INDUSTRIAL APPLICABILITY

As has been demonstrated above, the lens-driving unit of the present invention is suitable for miniaturization. As a result, the present invention can sufficiently be utilized in the technical field of lens-driving unites.

BRIEF DESCRIPTION OF THE DRAWINGS

FIG. 1 is a perspective view of a lens unit showing a first embodiment of the present invention;

FIG. 2 is a perspective view of the lens unit showing the embodiment of the present invention;

FIG. 3 is a front view of the lens unit showing the embodiment of the present invention; and

FIG. 4 is a front view of a lens unit showing a second embodiment of the present invention.

DESCRIPTION OF SYMBOLS

• 1 Lens-driving unit
• 4 Rotation prevention pole
• 11 First lens-group holding frame
• 12 Second lens-group holding frame
• 20 First guide pole
• 23 First piezo-electric motor
• 24 First piezo-electric motor holding unit
• 30 Second guide pole
• 33 Second piezo-electric motor
• 34 Second piezo-electric motor holding unit
• 231 Lead screw
• 232 Nut
• 233 Piezo-element
• 331 Lead screw
• 332 Nut
• 333 Piezo-element
• 601 Lens-driving unit
• 624 First piezo-electric motor holding unit
• 634 Second piezo-electric motor holding unit
• A Optical axis direction
• B1 First virtual circle
• B1a Circumferential orbit
• C Virtual rectangle
• C1 Diagonal
• C2 Diagonal
• L Optical axis
• Sa Right side region of periphery region
• X Virtual center line

Claims

1-5. (canceled)

6. A lens-driving unit to make slide both a first lens-group holding frame and a second lens-group holding frame constituting an imaging device arranged in series in an optical axis direction along a first guide pole and a second guide pole in the optical axis direction by using a first motor and a second motor respectively,

wherein both the first guide pole and the second guide pole are arranged to be parallel to the optical axis to support the first lens-group holding frame and the second lens-group holding frame able to slide in the optical axis direction respectively,

the first motor and the second motor comprise a lead device which makes move the first lens-group holding frame and the second lens-group holding frame in the optical axis direction respectively, and a piezo-element arranged on the lead device,

a first holding unit is arranged on a periphery of the first lens-group holding frame and the lead device constituting the first motor fixed to the first holding unit is arranged to be parallel to the optical axis, the first lens-group holding frame is constructed able to slide along the first guide pole in the optical axis direction according to motion of the first holding unit in the optical axis direction driven by the first motor,

a second holding unit is arranged on a periphery of the second lens-group holding frame and the lead device constituting the second motor fixed to the second holding unit is arranged to be parallel to the optical axis, the second lens-group holding frame is constructed able to slide along the second guide pole in the optical axis direction according to motion of the second holding unit in the optical axis direction driven by the second motor, and

in the front view of the first lens-group holding frame and the second lens-group holding frame, when the periphery region of the first lens-group holding frame and the second lens-group holding frame is divided into the regions by a virtual center line vertically passing through the periphery region including the optical axis, the lead device constituting the first motor, the lead device constituting the second motor, the first guide pole and the second guide pole are gathered in one side of the regions.

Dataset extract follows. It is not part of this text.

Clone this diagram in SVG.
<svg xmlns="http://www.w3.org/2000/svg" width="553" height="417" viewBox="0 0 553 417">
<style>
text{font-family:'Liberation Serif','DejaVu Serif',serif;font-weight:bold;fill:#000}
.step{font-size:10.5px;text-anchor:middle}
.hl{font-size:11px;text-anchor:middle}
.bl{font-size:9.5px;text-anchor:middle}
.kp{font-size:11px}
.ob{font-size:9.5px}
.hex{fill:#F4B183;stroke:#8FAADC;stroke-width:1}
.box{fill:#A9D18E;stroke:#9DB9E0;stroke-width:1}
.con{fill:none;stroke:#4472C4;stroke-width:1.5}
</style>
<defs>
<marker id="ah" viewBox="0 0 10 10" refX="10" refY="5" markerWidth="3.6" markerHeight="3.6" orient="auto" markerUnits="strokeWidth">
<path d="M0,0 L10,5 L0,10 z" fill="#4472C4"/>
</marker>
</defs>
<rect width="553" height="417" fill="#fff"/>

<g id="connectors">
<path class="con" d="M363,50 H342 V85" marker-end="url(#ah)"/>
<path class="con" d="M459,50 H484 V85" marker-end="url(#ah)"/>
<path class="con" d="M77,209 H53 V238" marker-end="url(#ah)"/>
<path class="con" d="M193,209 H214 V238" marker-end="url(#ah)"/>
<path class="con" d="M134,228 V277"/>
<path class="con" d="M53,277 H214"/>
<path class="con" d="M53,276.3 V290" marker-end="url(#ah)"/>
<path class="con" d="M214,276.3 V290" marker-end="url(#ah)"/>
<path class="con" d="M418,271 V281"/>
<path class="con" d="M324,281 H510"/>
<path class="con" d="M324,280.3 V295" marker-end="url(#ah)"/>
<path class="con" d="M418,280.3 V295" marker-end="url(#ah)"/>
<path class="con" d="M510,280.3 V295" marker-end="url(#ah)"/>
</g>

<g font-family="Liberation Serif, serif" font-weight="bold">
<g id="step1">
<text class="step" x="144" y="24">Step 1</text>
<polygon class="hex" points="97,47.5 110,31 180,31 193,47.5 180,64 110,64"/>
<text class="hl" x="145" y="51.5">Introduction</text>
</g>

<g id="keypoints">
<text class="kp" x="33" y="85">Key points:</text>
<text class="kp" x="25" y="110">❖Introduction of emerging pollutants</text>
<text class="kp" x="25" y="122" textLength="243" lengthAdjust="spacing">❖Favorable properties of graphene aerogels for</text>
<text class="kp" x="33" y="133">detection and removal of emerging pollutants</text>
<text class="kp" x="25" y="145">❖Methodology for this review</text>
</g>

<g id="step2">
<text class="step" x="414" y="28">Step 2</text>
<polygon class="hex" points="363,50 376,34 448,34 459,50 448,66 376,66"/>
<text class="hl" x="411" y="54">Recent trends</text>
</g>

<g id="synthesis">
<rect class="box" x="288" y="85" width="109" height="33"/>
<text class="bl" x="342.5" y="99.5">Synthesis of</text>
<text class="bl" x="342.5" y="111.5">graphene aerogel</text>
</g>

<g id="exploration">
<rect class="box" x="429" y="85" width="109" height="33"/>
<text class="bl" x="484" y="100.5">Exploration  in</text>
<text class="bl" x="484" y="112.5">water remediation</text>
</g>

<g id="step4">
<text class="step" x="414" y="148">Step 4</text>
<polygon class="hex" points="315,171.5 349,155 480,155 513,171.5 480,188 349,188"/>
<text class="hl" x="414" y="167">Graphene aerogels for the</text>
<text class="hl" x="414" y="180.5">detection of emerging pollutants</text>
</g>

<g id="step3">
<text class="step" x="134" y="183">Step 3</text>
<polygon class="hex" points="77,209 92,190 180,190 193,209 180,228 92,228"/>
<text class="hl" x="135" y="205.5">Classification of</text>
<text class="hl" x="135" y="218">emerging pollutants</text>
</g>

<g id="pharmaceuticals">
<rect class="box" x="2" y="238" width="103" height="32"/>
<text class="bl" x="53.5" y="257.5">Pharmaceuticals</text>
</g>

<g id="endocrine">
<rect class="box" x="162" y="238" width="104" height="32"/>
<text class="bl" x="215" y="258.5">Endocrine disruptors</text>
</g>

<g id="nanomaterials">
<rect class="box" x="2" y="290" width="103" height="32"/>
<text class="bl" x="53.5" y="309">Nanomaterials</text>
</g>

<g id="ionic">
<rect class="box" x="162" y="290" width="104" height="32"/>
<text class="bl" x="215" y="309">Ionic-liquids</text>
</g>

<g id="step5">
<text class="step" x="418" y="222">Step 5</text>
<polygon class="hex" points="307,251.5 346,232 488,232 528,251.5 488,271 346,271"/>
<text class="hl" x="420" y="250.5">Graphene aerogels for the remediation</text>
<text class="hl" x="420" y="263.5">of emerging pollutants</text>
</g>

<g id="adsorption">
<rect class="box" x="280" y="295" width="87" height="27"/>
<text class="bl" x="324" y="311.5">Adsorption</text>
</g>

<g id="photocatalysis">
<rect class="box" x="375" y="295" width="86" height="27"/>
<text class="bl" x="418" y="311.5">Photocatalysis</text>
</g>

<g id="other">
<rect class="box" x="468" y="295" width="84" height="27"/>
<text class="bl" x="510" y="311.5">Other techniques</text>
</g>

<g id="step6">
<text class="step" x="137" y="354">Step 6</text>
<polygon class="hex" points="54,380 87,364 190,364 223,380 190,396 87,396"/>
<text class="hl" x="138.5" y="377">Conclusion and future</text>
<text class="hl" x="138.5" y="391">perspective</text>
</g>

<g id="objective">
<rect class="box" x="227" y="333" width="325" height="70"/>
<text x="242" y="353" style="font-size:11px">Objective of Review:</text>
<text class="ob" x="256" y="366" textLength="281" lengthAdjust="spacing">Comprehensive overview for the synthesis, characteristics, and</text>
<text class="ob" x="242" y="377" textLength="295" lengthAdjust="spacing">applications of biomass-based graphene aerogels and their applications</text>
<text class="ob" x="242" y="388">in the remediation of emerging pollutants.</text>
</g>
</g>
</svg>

7. The lens-driving unit according to claim 6, wherein the first motor is a first piezo-electric motor and the second motor is a second piezo-electric motor,

the first piezo-electric motor and the second piezo-electric motor are composed of a lead screw, a nut geared with the lead screw and a piezo-element arranged on a periphery of the nut, and the lead device is composed of the lead screw and the nut,

the first holding unit is a first piezo-electric motor holding unit and the second holding unit is a second piezo-electric motor holding unit,

the nut of the first piezo-electric motor is fixed to the first piezo-electric motor holding unit via the piezo-elements in the state that the lead screw of the first piezo-electric motor is arranged to be parallel to the optical axis, and

the nut of the second piezo-electric motor is fixed to the second piezo-electric motor holding unit via the piezo-elements in the state that the lead screw of the second piezo-electric motor is arranged to be parallel to the optical axis.

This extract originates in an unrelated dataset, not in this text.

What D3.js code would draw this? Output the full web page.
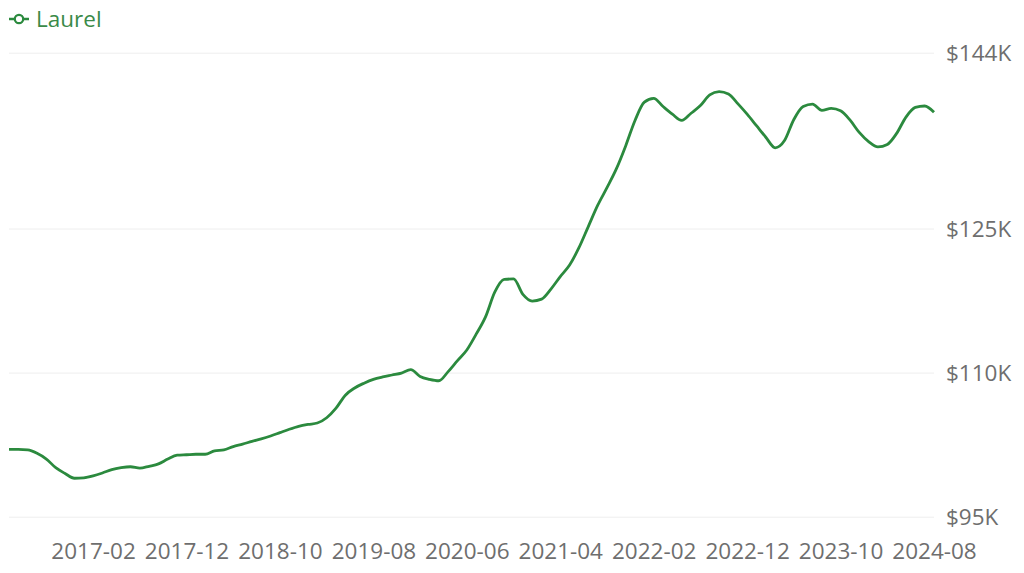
<!DOCTYPE html>
<html>
<head>
<meta charset="utf-8">
<script src="https://cdn.jsdelivr.net/npm/d3@7"></script>
<style>
  html, body { margin: 0; padding: 0; background: #fff; }
  svg { display: block; font-family: "Open Sans", sans-serif; }
  .grid line { stroke: #eeeeee; stroke-width: 1; }
  .axis text { fill: #6e6e6e; font-size: 22.5px; font-family: "Open Sans", sans-serif; }
</style>
</head>
<body>
<div id="vis"></div>
<script>
// chart frame
const FRAME_WIDTH = 1024;
const FRAME_HEIGHT = 573;
const PLOT = {left: 9, right: 934, top: 52.7, bottom: 516.7};
const GREEN = "#2b8a3e";

// data: monthly typical home value for Laurel, in $K (2016-05 .. 2024-08)
const SERIES_NAME = "Laurel";
const FIRST_MONTH = "2016-05";
const LAST_MONTH = "2024-08";
const VALUES = [
  102.0, 102.0, 101.95, 101.6, 101.0, 100.1, 99.5, 99.0, 99.05, 99.25,
  99.55, 99.9, 100.1, 100.2, 100.05, 100.25, 100.5, 101.0, 101.4, 101.45,
  101.5, 101.5, 101.85, 101.95, 102.3, 102.55, 102.85, 103.1, 103.4, 103.75,
  104.1, 104.4, 104.6, 104.75, 105.3, 106.3, 107.65, 108.4, 108.9, 109.3,
  109.55, 109.75, 109.95, 110.3, 109.6, 109.3, 109.15, 110.1, 111.25, 112.35,
  114.0, 115.8, 118.4, 119.7, 119.75, 118.15, 117.45, 117.65, 118.7, 120.0,
  121.2, 123.0, 125.2, 127.4, 129.25, 131.2, 133.6, 136.25, 138.15, 138.55,
  137.7, 136.9, 136.25, 137.0, 137.8, 138.9, 139.25, 139.0, 138.0, 136.9,
  135.7, 134.5, 133.4, 134.15, 136.35, 137.7, 137.95, 137.3, 137.5, 137.25,
  136.3, 135.0, 134.05, 133.5, 133.75, 134.9, 136.6, 137.6, 137.75, 137.1
];

// axis ticks
const X_TICKS = ["2017-02", "2017-12", "2018-10", "2019-08", "2020-06",
                 "2021-04", "2022-02", "2022-12", "2023-10", "2024-08"];
const Y_TICKS = [95, 110, 125, 143.3];
const Y_TICK_LABELS = ["$95K", "$110K", "$125K", "$144K"];

// month categories
const parseMonth = d3.utcParse("%Y-%m");
const fmtMonth = d3.utcFormat("%Y-%m");
const MONTHS = d3.utcMonths(parseMonth(FIRST_MONTH),
                            d3.utcMonth.offset(parseMonth(LAST_MONTH), 1))
                 .map(fmtMonth);

const data = MONTHS.map((m, i) => ({month: m, value: VALUES[i]}));

const FRAME = d3.select("#vis")
  .append("svg")
    .attr("width", FRAME_WIDTH)
    .attr("height", FRAME_HEIGHT);

const X_SCALE = d3.scalePoint()
  .domain(MONTHS)
  .range([PLOT.left, PLOT.right]);

const Y_SCALE = d3.scaleLinear()
  .domain([Y_TICKS[0], Y_TICKS[Y_TICKS.length - 1]])
  .range([PLOT.bottom, PLOT.top]);

// y axis on the right, its ticks double as grid lines
const yAxis = FRAME.append("g")
  .attr("class", "axis grid")
  .attr("transform", "translate(" + PLOT.right + ",0)")
  .call(d3.axisRight(Y_SCALE)
          .tickValues(Y_TICKS)
          .tickFormat((d, i) => Y_TICK_LABELS[i])
          .tickSize(-(PLOT.right - PLOT.left))
          .tickPadding(12));
yAxis.select(".domain").remove();
yAxis.selectAll("text").attr("dy", "0.36em");

// x axis labels
const xAxis = FRAME.append("g")
  .attr("class", "axis")
  .attr("transform", "translate(0," + PLOT.bottom + ")")
  .call(d3.axisBottom(X_SCALE)
          .tickValues(X_TICKS)
          .tickSize(0)
          .tickPadding(26));
xAxis.select(".domain").remove();

// the line
const line = d3.line()
  .x(d => X_SCALE(d.month))
  .y(d => Y_SCALE(d.value))
  .curve(d3.curveMonotoneX);

FRAME.append("path")
  .datum(data)
  .attr("fill", "none")
  .attr("stroke", GREEN)
  .attr("stroke-width", 2.8)
  .attr("stroke-linejoin", "round")
  .attr("d", line);

// legend
const legend = FRAME.append("g").attr("transform", "translate(9,19)");
legend.append("line")
  .attr("x1", 0).attr("x2", 20)
  .attr("stroke", GREEN).attr("stroke-width", 2.5);
legend.append("circle")
  .attr("cx", 10).attr("r", 4.2)
  .attr("fill", "#fff").attr("stroke", GREEN).attr("stroke-width", 2.2);
legend.append("text")
  .attr("x", 27).attr("dy", "0.36em")
  .attr("fill", "#3a8a48")
  .attr("font-size", "22.5px")
  .text(SERIES_NAME);
</script>
</body>
</html>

8. The lens-driving unit according to claim 7, wherein in the front view of the first lens-group holding frame and the second lens-group holding frame, the first guide pole and the second guide pole are arranged at positions on a circumferential orbit of a virtual circle which is virtually set centered on the optical axis around the periphery of the first lens-group holding frame and the second lens-group holding frame where the diagonals of a virtual rectangle whose top line and bottom line intersect the virtual line at right angle and is inscribed in the virtual circle intersect, and the lead screw of the first piezo-electric motor and the lead screw of the second piezo-electric motor are arranged in a central area between the first guide pole and the second guide pole.

9. The lens-driving unit according to claim 8, wherein the lead screw of the first piezo-electric motor and the lead screw of the second piezo-electric motor are arranged on the circumferential orbit of the virtual circle.

10. The lens-driving unit according to claim 6, wherein a rotation prevention pole is arranged to be parallel to the optical axis and common for the first lens-group holding frame and the second lens-group holding frame is disposed in the other region resulted from dividing the periphery region by the virtual center line in the front view of the first lens-group holding frame and the second lens-group holding frame.